## Recorded information
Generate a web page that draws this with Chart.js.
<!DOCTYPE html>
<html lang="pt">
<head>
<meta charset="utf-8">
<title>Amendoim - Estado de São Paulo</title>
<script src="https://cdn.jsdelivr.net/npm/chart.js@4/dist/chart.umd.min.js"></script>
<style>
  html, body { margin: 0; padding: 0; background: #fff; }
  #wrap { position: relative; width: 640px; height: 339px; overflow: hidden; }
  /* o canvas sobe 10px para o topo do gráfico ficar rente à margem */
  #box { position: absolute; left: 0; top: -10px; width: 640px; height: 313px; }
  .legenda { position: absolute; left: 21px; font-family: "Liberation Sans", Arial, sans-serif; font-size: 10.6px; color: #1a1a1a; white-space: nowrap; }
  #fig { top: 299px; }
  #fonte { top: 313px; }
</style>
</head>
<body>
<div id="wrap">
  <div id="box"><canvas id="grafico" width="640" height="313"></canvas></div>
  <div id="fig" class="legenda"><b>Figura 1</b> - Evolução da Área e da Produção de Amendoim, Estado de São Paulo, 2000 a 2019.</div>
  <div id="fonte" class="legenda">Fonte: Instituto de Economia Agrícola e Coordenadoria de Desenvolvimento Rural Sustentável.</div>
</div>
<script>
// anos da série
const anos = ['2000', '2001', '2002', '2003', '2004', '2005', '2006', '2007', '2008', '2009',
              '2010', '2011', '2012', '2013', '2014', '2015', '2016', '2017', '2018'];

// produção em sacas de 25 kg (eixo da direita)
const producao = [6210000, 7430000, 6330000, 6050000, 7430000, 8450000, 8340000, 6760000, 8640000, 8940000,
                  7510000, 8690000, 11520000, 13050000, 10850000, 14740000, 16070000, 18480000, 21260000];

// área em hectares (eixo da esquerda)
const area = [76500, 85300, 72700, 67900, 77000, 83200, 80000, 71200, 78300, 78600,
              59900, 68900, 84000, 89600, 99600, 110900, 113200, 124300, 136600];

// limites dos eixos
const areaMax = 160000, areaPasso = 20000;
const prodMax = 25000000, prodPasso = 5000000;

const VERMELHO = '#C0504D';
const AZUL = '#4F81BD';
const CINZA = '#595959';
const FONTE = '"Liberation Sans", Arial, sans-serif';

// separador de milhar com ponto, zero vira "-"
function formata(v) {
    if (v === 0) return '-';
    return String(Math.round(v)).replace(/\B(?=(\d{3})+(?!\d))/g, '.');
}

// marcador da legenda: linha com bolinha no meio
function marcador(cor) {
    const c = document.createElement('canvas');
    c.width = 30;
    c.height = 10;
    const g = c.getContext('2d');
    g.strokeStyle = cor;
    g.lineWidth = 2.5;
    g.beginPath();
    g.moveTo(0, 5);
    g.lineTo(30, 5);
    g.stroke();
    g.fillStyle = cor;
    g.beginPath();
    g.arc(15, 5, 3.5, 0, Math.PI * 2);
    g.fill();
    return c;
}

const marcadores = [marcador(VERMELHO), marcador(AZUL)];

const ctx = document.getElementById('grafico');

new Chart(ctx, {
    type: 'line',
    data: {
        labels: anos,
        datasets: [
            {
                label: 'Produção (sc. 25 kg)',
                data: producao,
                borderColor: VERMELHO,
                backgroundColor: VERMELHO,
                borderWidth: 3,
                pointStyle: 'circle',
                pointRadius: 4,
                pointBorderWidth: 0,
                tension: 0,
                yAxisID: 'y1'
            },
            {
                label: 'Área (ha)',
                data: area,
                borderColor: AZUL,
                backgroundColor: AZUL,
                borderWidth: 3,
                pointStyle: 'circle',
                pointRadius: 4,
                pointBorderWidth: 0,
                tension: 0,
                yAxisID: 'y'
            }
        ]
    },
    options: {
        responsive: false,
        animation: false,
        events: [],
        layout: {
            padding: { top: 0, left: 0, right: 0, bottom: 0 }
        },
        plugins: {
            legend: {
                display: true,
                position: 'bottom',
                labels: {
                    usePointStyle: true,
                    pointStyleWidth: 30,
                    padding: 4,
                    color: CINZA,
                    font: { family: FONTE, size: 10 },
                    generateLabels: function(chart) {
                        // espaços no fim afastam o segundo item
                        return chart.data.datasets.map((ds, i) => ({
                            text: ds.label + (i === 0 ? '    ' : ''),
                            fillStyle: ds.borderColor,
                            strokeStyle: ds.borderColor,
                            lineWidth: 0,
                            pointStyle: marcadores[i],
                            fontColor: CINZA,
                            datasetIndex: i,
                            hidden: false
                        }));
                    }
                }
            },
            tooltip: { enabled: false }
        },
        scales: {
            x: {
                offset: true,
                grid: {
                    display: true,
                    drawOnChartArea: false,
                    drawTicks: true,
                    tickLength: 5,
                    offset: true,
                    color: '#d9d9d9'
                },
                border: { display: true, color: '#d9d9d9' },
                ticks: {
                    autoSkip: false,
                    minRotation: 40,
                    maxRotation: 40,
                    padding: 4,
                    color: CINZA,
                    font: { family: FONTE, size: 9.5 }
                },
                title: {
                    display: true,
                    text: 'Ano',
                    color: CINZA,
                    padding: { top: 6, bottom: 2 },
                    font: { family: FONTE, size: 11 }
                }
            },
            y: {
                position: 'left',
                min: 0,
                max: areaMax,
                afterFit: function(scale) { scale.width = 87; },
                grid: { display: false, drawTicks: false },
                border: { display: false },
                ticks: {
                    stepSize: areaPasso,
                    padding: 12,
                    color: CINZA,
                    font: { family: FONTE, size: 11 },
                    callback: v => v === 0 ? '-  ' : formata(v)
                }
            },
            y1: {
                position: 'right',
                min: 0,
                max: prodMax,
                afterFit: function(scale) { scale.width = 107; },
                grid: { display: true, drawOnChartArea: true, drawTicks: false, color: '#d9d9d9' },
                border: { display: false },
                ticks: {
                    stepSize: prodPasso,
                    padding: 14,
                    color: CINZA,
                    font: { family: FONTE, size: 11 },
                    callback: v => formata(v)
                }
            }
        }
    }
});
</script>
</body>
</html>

## Work to be completed
Everything from the first line through the line containing "const prodMax = 25000000, prodPasso" should be quoted exactly, and nothing beyond it.

## Correct answer
Generate a web page that draws this with Chart.js.
<!DOCTYPE html>
<html lang="pt">
<head>
<meta charset="utf-8">
<title>Amendoim - Estado de São Paulo</title>
<script src="https://cdn.jsdelivr.net/npm/chart.js@4/dist/chart.umd.min.js"></script>
<style>
  html, body { margin: 0; padding: 0; background: #fff; }
  #wrap { position: relative; width: 640px; height: 339px; overflow: hidden; }
  /* o canvas sobe 10px para o topo do gráfico ficar rente à margem */
  #box { position: absolute; left: 0; top: -10px; width: 640px; height: 313px; }
  .legenda { position: absolute; left: 21px; font-family: "Liberation Sans", Arial, sans-serif; font-size: 10.6px; color: #1a1a1a; white-space: nowrap; }
  #fig { top: 299px; }
  #fonte { top: 313px; }
</style>
</head>
<body>
<div id="wrap">
  <div id="box"><canvas id="grafico" width="640" height="313"></canvas></div>
  <div id="fig" class="legenda"><b>Figura 1</b> - Evolução da Área e da Produção de Amendoim, Estado de São Paulo, 2000 a 2019.</div>
  <div id="fonte" class="legenda">Fonte: Instituto de Economia Agrícola e Coordenadoria de Desenvolvimento Rural Sustentável.</div>
</div>
<script>
// anos da série
const anos = ['2000', '2001', '2002', '2003', '2004', '2005', '2006', '2007', '2008', '2009',
              '2010', '2011', '2012', '2013', '2014', '2015', '2016', '2017', '2018'];

// produção em sacas de 25 kg (eixo da direita)
const producao = [6210000, 7430000, 6330000, 6050000, 7430000, 8450000, 8340000, 6760000, 8640000, 8940000,
                  7510000, 8690000, 11520000, 13050000, 10850000, 14740000, 16070000, 18480000, 21260000];

// área em hectares (eixo da esquerda)
const area = [76500, 85300, 72700, 67900, 77000, 83200, 80000, 71200, 78300, 78600,
              59900, 68900, 84000, 89600, 99600, 110900, 113200, 124300, 136600];

// limites dos eixos
const areaMax = 160000, areaPasso = 20000;
const prodMax = 25000000, prodPasso = 5000000;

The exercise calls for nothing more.